Cuba
La maldición olímpica por José Clemente
El 17 de octubre de 1986 y en el transcurso de la 91 sesión del Comité Olímpico Internacional celebrada en Lausanne, el entonces presidente del COI, Juan Antonio Samaranch, pronunció aquella frase de «A la ville de…Barcelona», con suspense incluido, que está grabada a fuego en la memoria de todos los que vivimos ese momento en la Ciudad Condal y en el subconsciente de los españoles en general. Tras la frase de Samaranch, centenares de miles de barceloneses se echaron a las calles para festejar la elección de su ciudad como la organizadora de la XXV Olimpiada de la era moderna, unos Juegos Olímpicos que fueron modélicos porque antes de la presentación de su candidatura ya contaba con 60.000 voluntarios, y todas las administraciones (local, autonómica y estatal) habían cerrado filas para que el sueño se cumpliera. Y así fue.
Ahora, 20 años después, nos queda el orgullo de haber sido impecablemente eficaces en cuanto al resultado del medallero final, lo que demuestra que programas como el ADO (Ayuda al Deporte Olímpico) fueron todo un acierto. También nos queda el buen sabor de boca de haber sido los mejores anfitriones para esas 169 delegaciones de deportistas llegados desde todos los rincones del mundo, entre los que destacaban Sudáfrica tras el fin del apartheid; a Cuba, ausente de los Juegos desde 1980; a la Alemania reunificada con el Este, y a 12 repúblicas de la extinta URSS bajo el nombre de «Equipo Unificado» y portando la bandera olímpica como enseña, ya que las repúblicas bálticas (Estonia, Letonia y Lituania) participaron en ellos como países independientes por primera vez desde 1936, cuando fueron anexionadas por el Ejército ruso.
Como todos los grandes acontecimientos universales y los Juegos Olímpicos de Barcelona ´92 no iban a ser menos, marcaron un antes y un después para muchas cosas, también en actitudes, en espíritu deportivo y, muy especialmente, en sus tres principales protagonistas: Pasqual Maragall, como alcalde de la ciudad organizadora; Carlos Ferrer Salat, como presidente del COE y Juan Antonio Samaranch, como máximo dirigente del COI. Tres grandes hombres sobre los que pilotó ese anhelo colectivo han tenido un final no correspondido con el esfuerzo que hicieron, la entrega que depositaron para que todo discurriera sin problema alguno y la brillantez con que se cerraron los Juegos en el mes de septiembre con las competiciones paralímpicas. Me recuerda a aquella otra maldición que rodea a Los Beatles al final de su etapa personal y vital, después de concluir con la máxima brillantez una trayectoria musical irrepetible.

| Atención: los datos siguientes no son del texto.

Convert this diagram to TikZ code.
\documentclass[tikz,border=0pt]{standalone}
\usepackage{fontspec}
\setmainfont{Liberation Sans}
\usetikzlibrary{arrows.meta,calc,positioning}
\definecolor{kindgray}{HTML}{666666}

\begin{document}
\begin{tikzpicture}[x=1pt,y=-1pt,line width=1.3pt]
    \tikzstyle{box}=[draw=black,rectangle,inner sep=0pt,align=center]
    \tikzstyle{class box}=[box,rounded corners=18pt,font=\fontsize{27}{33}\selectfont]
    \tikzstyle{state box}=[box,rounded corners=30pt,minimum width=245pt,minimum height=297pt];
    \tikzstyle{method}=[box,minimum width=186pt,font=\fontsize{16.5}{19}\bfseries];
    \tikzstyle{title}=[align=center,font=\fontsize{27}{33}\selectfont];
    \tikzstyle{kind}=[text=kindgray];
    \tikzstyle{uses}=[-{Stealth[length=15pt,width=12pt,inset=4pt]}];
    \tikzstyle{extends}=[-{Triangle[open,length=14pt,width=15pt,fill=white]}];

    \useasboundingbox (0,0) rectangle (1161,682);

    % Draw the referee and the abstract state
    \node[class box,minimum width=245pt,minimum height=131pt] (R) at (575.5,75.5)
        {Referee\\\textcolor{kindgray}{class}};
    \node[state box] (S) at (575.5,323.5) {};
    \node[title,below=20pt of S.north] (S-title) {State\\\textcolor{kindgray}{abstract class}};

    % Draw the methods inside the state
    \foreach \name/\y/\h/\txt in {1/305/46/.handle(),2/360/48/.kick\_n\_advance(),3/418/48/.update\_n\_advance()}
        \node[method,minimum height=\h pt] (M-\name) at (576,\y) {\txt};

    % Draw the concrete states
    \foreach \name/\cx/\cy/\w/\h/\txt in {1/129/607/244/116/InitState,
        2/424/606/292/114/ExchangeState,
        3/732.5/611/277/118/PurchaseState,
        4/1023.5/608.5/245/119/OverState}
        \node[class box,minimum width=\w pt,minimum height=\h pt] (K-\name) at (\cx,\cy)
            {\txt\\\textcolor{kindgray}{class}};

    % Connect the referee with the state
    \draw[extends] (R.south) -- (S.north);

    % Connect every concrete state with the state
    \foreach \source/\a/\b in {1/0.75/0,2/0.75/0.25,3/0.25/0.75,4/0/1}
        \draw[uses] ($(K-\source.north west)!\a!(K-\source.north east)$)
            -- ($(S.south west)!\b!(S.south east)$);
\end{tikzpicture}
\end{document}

Como bien sabrán sobre la legendaria banda de Liverpool, su líder natural John Lennon, fue asesinado a la puerta de su domicilio en Central Park por un loco que no quería irse de este mundo sin salir en cuantas portadas. George Harrison, considerado por muchos el verdadero cerebro de Los Beatles y el número 10 de los mejores guitarristas del mundo, fue víctima de un cáncer que le derivó en metástasis y acabó con él en pocas semanas. Los dos supervivientes actuales de la banda, Paul McCartney y Ringo Starr, llevan una vida sometida a todo tipo de controles a consecuencia de los pólipos cancerígenos que se le han encontrado.
Con los «padres» de los JJ.OO. de Barcelona´92 ocurre algo parecido a aquella maldición beatle. Ferrer Salat fue el primero de ellos en fallecer en medio de una gran polémica. Al marques de Samaranch, en cuyo funeral sonaron las notas de «Amigos para siempre», se lo llevó una grave dolencia cardíaca, y, Maragall, el único superviviente, vive sus días atrapado en ese laberinto del alzheimer. A pesar de todo, porque no dejan de ser más que desgracias personales que también ocurren a los demás mortales, famosos o no, nuestro recuerdo siempre estará con ellos cada vez que la efeméride se adorne con el número par dos como último dígito.